Laravel performance in production is typically measured using Application Performance Monitoring (APM) tools, real user monitoring (RUM), and synthetic load testing. Key metrics include average response time, p95/p99 latency, requests per second (RPS), memory usage, CPU utilisation, and error rate. Monitoring production performance helps identify real bottlenecks under live traffic conditions rather than relying solely on local development benchmarks.

What is considered a “fast” response time for a Laravel application?
For most modern web applications, a backend response time under 200ms is considered excellent, while APIs serving high-traffic systems should aim for consistent sub-150ms median response times. However, acceptable performance depends on the product type—eCommerce platforms, SaaS dashboards, and enterprise systems may have different latency targets based on user expectations and infrastructure scale.

Can Laravel handle high-traffic applications with millions of users?
Yes, Laravel can support high-traffic applications when performance engineering principles are applied correctly. With proper database optimisation, horizontal scaling, load balancing, distributed caching (such as Redis), and optimised queue workers, Laravel can power scalable applications serving millions of requests per day. The framework itself is not the limiting factor—architecture and infrastructure design determine scalability.

How does Laravel performance affect SEO and Core Web Vitals?
Backend performance directly impacts Time to First Byte (TTFB), which influences Core Web Vitals and overall search engine rankings. Slow server response times can reduce crawl efficiency and harm user experience metrics like Largest Contentful Paint (LCP). Optimising Laravel application speed helps improve technical SEO performance, particularly for content-heavy websites and eCommerce platforms.

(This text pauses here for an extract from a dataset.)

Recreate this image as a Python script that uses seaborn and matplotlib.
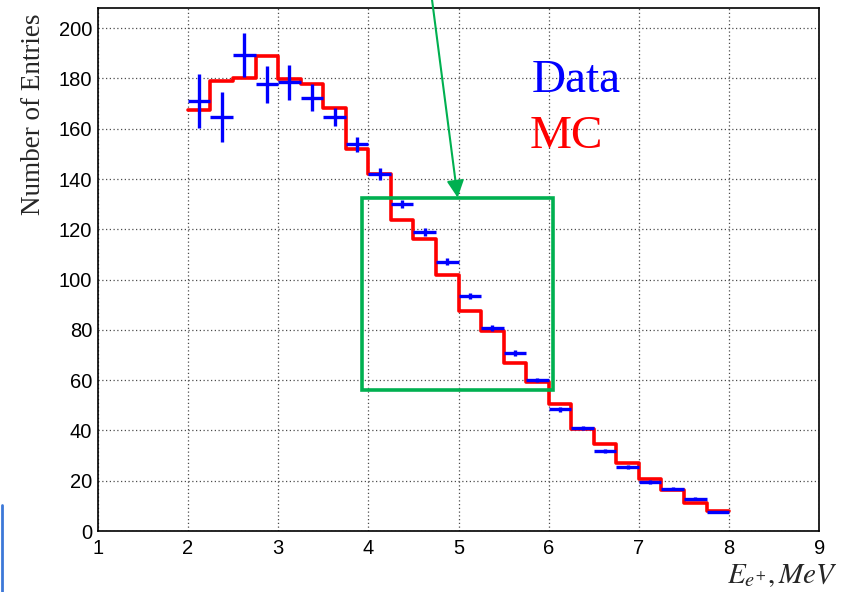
import numpy as np
import matplotlib
matplotlib.use("Agg")
import matplotlib.pyplot as plt
import seaborn as sns
from matplotlib.patches import Rectangle
from matplotlib.lines import Line2D
from matplotlib.ticker import MultipleLocator

# bin edges of the positron energy histogram (MeV)
bin_edges = [2.0, 2.25, 2.5, 2.75, 3.0, 3.25, 3.5, 3.75, 4.0, 4.25, 4.5, 4.75,
             5.0, 5.25, 5.5, 5.75, 6.0, 6.25, 6.5, 6.75, 7.0, 7.25, 7.5, 7.75, 8.0]

# measured counts and their errors
data_counts = [171.1, 164.7, 189.3, 177.6, 178.4, 172.3, 164.5, 153.8, 141.9, 130.1,
               118.9, 107.0, 93.5, 80.7, 70.7, 60.1, 48.4, 41.1, 31.9, 25.4,
               19.4, 16.8, 12.9, 7.6]
data_errors = [10.7, 10.1, 8.8, 7.5, 6.8, 5.3, 3.6, 3.1, 2.3, 1.5,
               1.45, 1.4, 1.1, 1.05, 1.1, 0.8, 0.9, 0.8, 0.8, 0.7,
               0.7, 0.6, 0.6, 0.5]

# simulated counts
mc_counts = [167.4, 178.8, 180.3, 188.9, 179.6, 177.7, 168.3, 151.8, 142.1, 123.6,
             116.2, 102.0, 87.7, 79.7, 66.9, 59.3, 50.4, 40.7, 34.6, 27.0,
             20.7, 16.4, 11.3, 8.0]

sns.set_theme(style="white")
plt.rcParams['font.family'] = ['Liberation Sans', 'DejaVu Sans']
plt.rcParams['mathtext.fontset'] = 'stix'

edges = np.array(bin_edges)
centers = (edges[:-1] + edges[1:]) / 2
half_w = (edges[1:] - edges[:-1]) / 2

fig = plt.figure(figsize=(8.46, 5.92), dpi=100)
ax = fig.add_axes([0.1155, 0.103, 0.853, 0.8843])

# MC as a step line
sns.lineplot(x=edges, y=list(mc_counts) + [mc_counts[-1]], drawstyle='steps-post',
             estimator=None, sort=False, color='#ff0000', lw=2.6, ax=ax, zorder=3)

# data as crosses
ax.errorbar(centers, data_counts, xerr=half_w, yerr=data_errors, fmt='none',
            ecolor='#0000ff', elinewidth=2.4, capsize=0, zorder=4)

ax.set_xlim(1, 9)
ax.set_ylim(0, 208.2)
ax.xaxis.set_major_locator(MultipleLocator(1))
ax.xaxis.set_minor_locator(MultipleLocator(0.2))
ax.yaxis.set_major_locator(MultipleLocator(20))
ax.yaxis.set_minor_locator(MultipleLocator(5))
ax.tick_params(axis='both', which='both', direction='in', colors='0.25',
               labelcolor='black', labelsize=14.5, width=1)
ax.tick_params(axis='x', which='major', length=13, pad=6)
ax.tick_params(axis='x', which='minor', length=6.5)
ax.tick_params(axis='y', which='major', length=16, pad=4)
ax.tick_params(axis='y', which='minor', length=7.5)
ax.grid(True, which='major', linestyle=(0, (1, 2)), color='0.3', lw=0.9)
for s in ax.spines.values():
    s.set_color('black')
    s.set_linewidth(1.2)
ax.set_xlabel('')
ax.set_ylabel('')

# highlighted region and arrow
green = '#00b050'
ax.add_patch(Rectangle((3.93, 56.1), 2.12, 76.2, fill=False, edgecolor=green,
                       lw=2.6, zorder=5))
ax.annotate('', xy=(4.99, 132.6), xytext=(4.70, 213),
            arrowprops=dict(arrowstyle='-|>', color=green, lw=1.5,
                            mutation_scale=26, shrinkA=0, shrinkB=0),
            annotation_clip=False, zorder=6)

# legend-like labels
fig.text(532 / 846, 1 - 92 / 592, 'Data', color='#0000ff', fontsize=34,
         family='Liberation Serif', va='baseline', ha='left')
fig.text(530 / 846, 1 - 148 / 592, 'MC', color='#ff0000', fontsize=34,
         family='Liberation Serif', va='baseline', ha='left')

fig.text(33 / 846, 1 - 114 / 592, 'Number of Entries', rotation=90,
         family='Liberation Serif', fontsize=19.5, ha='center', va='center')
fig.text(727 / 846, 1 - 583 / 592, r'$E_{e^{+}},MeV$', fontsize=21,
         ha='left', va='baseline')

fig.add_artist(Line2D([1.5 / 846, 1.5 / 846], [0, 1 - 505 / 592],
                      transform=fig.transFigure, color='#3c78d8', lw=2))

fig.savefig('out.png', dpi=100)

When should a Laravel application be refactored for performance instead of scaled with more servers?
If performance degradation is caused by inefficient queries, blocking operations, excessive memory usage, or poor caching strategy, adding more servers will only increase infrastructure costs without solving the root problem. Refactoring for performance is recommended when latency increases linearly with traffic, database load spikes disproportionately, or server utilisation remains high even during moderate traffic levels. Strategic optimisation typically delivers better long-term ROI than simply scaling hardware.